There are four major reasons that people forget information: storage failure, interference, retrieval failure and motivated forgetting. According to most of these explanations, forgetfulness can result due to the way information is stored in the brain or how different memories affect each other.
Storage failure occurs when information does not enter long-term memory. For instance, if a person pays more attention to an object’s color and size than to its shape, the detail of the object’s shape may not enter the long-term memory.
Interference theory proposes that the brain may not be able to recall certain details due to the existence of other similar details. The two main types of interference are proactive interference and retroactive interference. Proactive interference occurs when a new memory is difficult to recall due to the existence of a similar older memory. Retroactive interference is when newer information makes it difficult to recall older information.
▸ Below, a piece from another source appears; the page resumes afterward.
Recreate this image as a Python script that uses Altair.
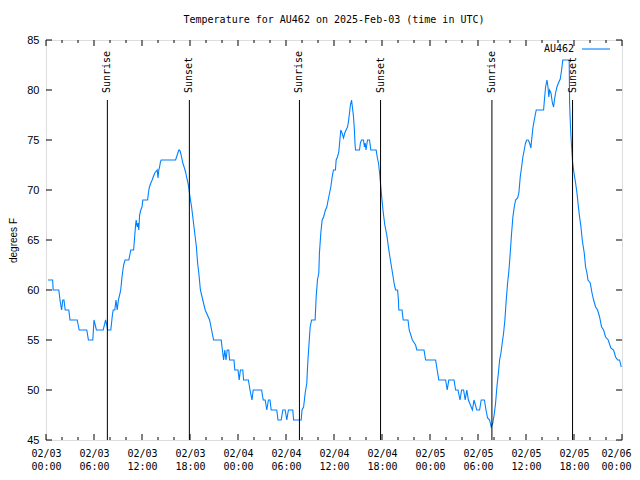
import altair as alt
import pandas as pd

title_text = "Temperature for AU462 on 2025-Feb-03 (time in UTC)"
series_name = "AU462"
y_title = "degrees F"

# hours since 02/03 00:00 UTC and temperature (deg F)
hours = [0.25, 0.83, 0.9, 1.6, 1.75, 1.95, 2.1, 2.25, 2.4, 2.85, 3.0, 3.9, 4.15, 5.1, 5.3, 5.85, 6.0, 6.15, 6.3, 7.15,
         7.45, 7.6, 7.7, 8.1, 8.3, 8.4, 8.6, 8.75, 8.9, 9.05, 9.2, 9.34, 9.5, 9.7, 9.88, 10.35, 10.6, 10.95, 11.1, 11.2,
         11.27, 11.4, 11.5, 11.6, 11.7, 11.85, 12.0, 12.1, 12.7, 12.8, 12.9, 13.1, 13.27, 13.4, 13.6, 13.9, 14.0, 14.1,
         14.2, 14.3, 14.4, 16.2, 16.4, 16.6, 16.7, 16.8, 16.95, 17.1, 17.3, 17.45, 17.6, 17.75, 17.85, 18.0, 18.2, 18.35,
         18.5, 18.65, 18.8, 18.95, 19.1, 19.3, 19.6, 19.9, 20.45, 20.7, 20.95, 21.9, 22.05, 22.2, 22.35, 22.5, 22.65,
         22.85, 22.95, 23.5, 23.6, 24.0, 24.15, 24.3, 24.6, 24.7, 25.3, 25.5, 25.75, 25.9, 26.95, 27.15, 27.4, 27.6,
         27.8, 28.0, 28.15, 28.85, 29.0, 29.4, 29.6, 29.9, 30.1, 30.3, 30.85, 30.95, 31.9,
         32.0, 32.2, 32.4, 32.6, 32.72, 32.85, 33.02, 33.2, 33.64, 33.77, 33.93, 34.1, 34.18, 34.35, 34.52, 34.7, 34.93,
         35.1, 35.27, 35.45, 35.6, 35.77, 35.93, 36.18, 36.27, 36.43, 36.6, 36.7, 36.85, 37.0, 37.19, 37.35, 37.5,
         37.69, 37.8, 37.94, 38.05, 38.19, 38.3, 38.44, 38.55, 38.62, 38.69, 39.19, 39.3, 39.44, 39.69, 39.8, 39.9,
         40.0, 40.19, 40.44, 40.6, 41.27, 41.4, 41.56, 41.7, 41.85, 42.0, 42.15, 42.35, 42.6, 42.8, 42.95, 43.15,
         43.35, 43.55, 43.7, 43.95, 44.05, 44.1, 44.5, 44.65, 45.25, 45.4, 45.8, 46.2, 46.35, 47.25, 47.45, 48.7, 48.9,
         49.1, 49.95, 50.15, 50.35, 51.0, 51.2, 51.5, 51.75, 51.95, 52.2, 52.4, 52.6, 52.8, 53.3, 53.5, 53.85, 54.2,
         54.4, 54.8, 55.0, 55.2, 55.45, 55.65, 55.85, 56.05, 56.2, 56.36, 56.55, 56.7, 56.87, 57.03, 57.2, 57.36,
         57.53, 57.7, 57.87, 58.03, 58.2, 58.36, 58.53, 58.7, 58.95, 59.11, 59.28, 59.45, 59.61, 59.78, 59.94, 60.1,
         60.28, 60.45, 60.61, 60.7, 60.86, 61.03, 61.28, 62.2, 62.3, 62.45, 62.62, 62.75, 62.85, 62.95, 63.12, 63.3,
         63.45, 63.55, 63.7, 63.87, 64.05, 64.28, 64.45, 64.6, 65.4, 65.45, 65.53, 65.6, 65.7, 65.82, 66.0, 66.2,
         66.37, 66.55, 66.7, 66.87, 67.03, 67.28, 67.45, 67.62, 67.75, 68.03, 68.25, 68.45, 68.7, 68.95, 69.2, 69.45,
         69.7, 69.95, 70.28, 70.6, 70.95, 71.2, 71.45, 71.7, 71.9]
temps = [61, 61, 60, 60, 59, 58, 59, 59, 58, 58, 57, 57, 56, 56, 55, 55, 57, 56.5, 56, 56,
         57, 56.5, 56, 56, 57.5, 58, 58, 59, 58, 59, 59.5, 60, 61.3, 62.5, 63, 63, 64, 64, 65.5, 66.5,
         67, 66.3, 66.7, 66, 67.5, 68, 68.3, 69, 69, 69.7, 70.2, 70.7, 71, 71.3, 71.7, 72, 71.2, 72,
         72.3, 72.8, 73, 73, 73.5, 74, 74, 73.8, 73.3, 72.7, 72.2, 71.8, 71.2, 70.7, 70.2, 69.3, 68.3, 67.3,
         66.3, 65.3, 64.3, 62.7, 61.7, 60, 59, 58, 57, 56, 55, 55, 54, 53, 54, 53, 54,
         54, 53, 53, 52, 52, 51, 52, 52, 51, 51, 50, 49, 50, 50, 49, 49, 48,
         49, 49, 48, 48, 47, 47, 48, 48, 47, 48, 48, 47, 47,
         48, 48.3, 49.7, 50.7, 52.7, 54.3, 56.3, 57, 57, 59.3, 61, 61.7, 63.7, 65.7, 67, 67.3, 68,
         68.3, 69, 69.7, 70.3, 71.3, 72, 72, 73, 73.3, 73.8, 74.7, 76, 75.7, 75.2, 75.7, 76,
         76.3, 76.8, 77.7, 78.5, 79, 78.3, 77.3, 76, 74.7, 74, 74, 74.7, 75, 75, 74.3, 74.7,
         74, 75, 75, 74, 74, 73.3, 72.7, 71.7, 70.3, 69, 67.8, 66.5, 65.5, 64.3, 63.5, 62.5,
         61.5, 60.5, 60, 60, 59, 58, 58, 57, 57, 56, 55, 54.5, 54, 54, 53, 53, 52,
         51, 51, 50, 51, 51, 50, 50, 49, 50, 50, 49, 50, 49, 48, 49, 48, 48,
         49, 49, 48, 47.2, 47, 46.3, 46.7, 47.7, 48.7, 50.3, 51.7, 53, 53.7, 54.7, 55.7, 57,
         59, 60.7, 62, 63.7, 65.7, 67.3, 68.3, 69, 69.2, 69.7, 71.3, 72.3, 73.3, 74, 74.7, 75,
         75, 74.7, 74.2, 75, 76.2, 77, 78, 78, 79, 80.3, 81, 80.3, 79.3, 80, 79.7, 78.7,
         78.3, 79, 79.7, 80.3, 80.7, 81.1, 82, 83, 83, 78.7, 77, 75.7, 74.3, 72.8, 71.7, 70.7,
         69.7, 68.3, 67.3, 66.3, 65, 63.7, 62.3, 61.7, 61, 60.7, 59.7, 59, 58.3, 58, 57.3, 56.3,
         56, 55.3, 55, 54.2, 54, 53.3, 53, 53, 52.3]

event_hours = [7.67, 17.92, 31.68, 41.82, 55.74, 65.82]
event_labels = ["Sunrise", "Sunset", "Sunrise", "Sunset", "Sunrise", "Sunset"]
event_top = 79.0
event_label_at = 79.7

x_major = list(range(0, 73, 6))
x_minor = [h for h in range(0, 73, 2) if h % 6 != 0]
y_major = list(range(45, 86, 5))
x_domain = [0, 72]
y_domain = [45, 85]

W, H = 576, 400
MONO = "DejaVu Sans Mono"
SANS = "Liberation Sans"
BLUE = "#0080ff"

df = pd.DataFrame({"h": hours, "t": temps})
ev = pd.DataFrame({"h": event_hours, "label": event_labels,
                   "t": [event_top] * len(event_hours), "bottom": [y_domain[0]] * len(event_hours),
                   "ly": [event_label_at] * len(event_hours)})
xmaj = pd.DataFrame({"h": x_major})
xmin = pd.DataFrame({"h": x_minor})
ymaj = pd.DataFrame({"t": y_major})
leg = pd.DataFrame({"label": [series_name]})

xs = alt.Scale(domain=x_domain, nice=False, zero=False)
ys = alt.Scale(domain=y_domain, nice=False, zero=False)

label_expr = ("['02/0' + (3 + floor(datum.value / 24)), "
              "((datum.value % 24) < 10 ? '0' : '') + (datum.value % 24) + ':00']")

x_axis = alt.Axis(values=x_major, labelExpr=label_expr, ticks=False, domain=False, grid=False,
                  labelFont=MONO, labelFontSize=10, labelPadding=8, labelLineHeight=13,
                  labelColor="black", labelAngle=0, labelFlush=False, labelOverlap=False,
                  labelBound=False, title=None,
                  labelOffset={"condition": {"test": f"datum.value == {x_domain[1]}", "value": -6},
                               "value": 0})
y_axis = alt.Axis(values=y_major, ticks=False, domain=False, grid=False,
                  labelFont=SANS, labelFontSize=11, labelPadding=7, labelColor="black",
                  title=y_title, titleFont=SANS, titleFontSize=10, titleFontWeight="normal",
                  titleColor="black", titleAngle=270, titleX=-33, titleY=200,
                  titleAlign="center", titleBaseline="middle")


def X(field="h"):
    return alt.X(f"{field}:Q", scale=xs, axis=x_axis)


def Y(field="t"):
    return alt.Y(f"{field}:Q", scale=ys, axis=y_axis)


line = alt.Chart(df).mark_line(color=BLUE, strokeWidth=1.1).encode(x=X(), y=Y())

ev_rules = alt.Chart(ev).mark_rule(color="black", strokeWidth=1).encode(
    x=X(), y=Y(), y2="bottom:Q")
ev_text = alt.Chart(ev).mark_text(angle=270, align="left", baseline="middle",
                                  font=MONO, fontSize=10, color="black").encode(
    x=X(), y=Y("ly"), text="label:N")


def xticks(frame, length):
    bottom = alt.Chart(frame).mark_rule(color="black").encode(
        x=X(), y=alt.value(H), y2=alt.value(H - length))
    top = alt.Chart(frame).mark_rule(color="black").encode(
        x=X(), y=alt.value(0), y2=alt.value(length))
    return [bottom, top]


def yticks(frame, length):
    left = alt.Chart(frame).mark_rule(color="black").encode(
        y=Y(), x=alt.value(0), x2=alt.value(length))
    right = alt.Chart(frame).mark_rule(color="black").encode(
        y=Y(), x=alt.value(W), x2=alt.value(W - length))
    return [left, right]


leg_text = alt.Chart(leg).mark_text(align="right", baseline="middle", font=MONO,
                                    fontSize=10, color="black").encode(
    x=alt.value(528), y=alt.value(9), text="label:N")
leg_line = alt.Chart(leg).mark_rule(color=BLUE, strokeWidth=1.1).encode(
    x=alt.value(536), x2=alt.value(564), y=alt.value(9))

layers = ([line, ev_rules, ev_text] + xticks(xmaj, 6) + xticks(xmin, 3)
          + yticks(ymaj, 6) + [leg_text, leg_line])

chart = alt.layer(*layers).properties(
    width=W, height=H,
    title=alt.TitleParams(title_text, font=MONO, fontSize=10, fontWeight="normal",
                          color="black", anchor="middle", offset=1, baseline="alphabetic"),
    autosize=alt.AutoSizeParams(type="none"),
    padding={"left": 38, "top": 32, "right": 10, "bottom": 32},
).configure_view(stroke="black", strokeWidth=1).configure(background="white")

chart.save("out.html", embed_options={"renderer": "svg", "actions": False})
Retrieval failure is the inability to locate a specific memory though it is known to exist. Decay theory is one possible explanation for retrieval failure. This theory suggests that a memory trace is created with the making of each new memory, and as the memory trace fades with time, it eventually vanishes if the memory is not recalled.
Motivated forgetting theory suggests that an individual does not recall certain memories because they are traumatic. Suppression and repression are the two fundamental types of motivated forgetting. Suppression occurs when an individual consciously forgets, and repression refers to those times when an individual forgets on the unconscious level.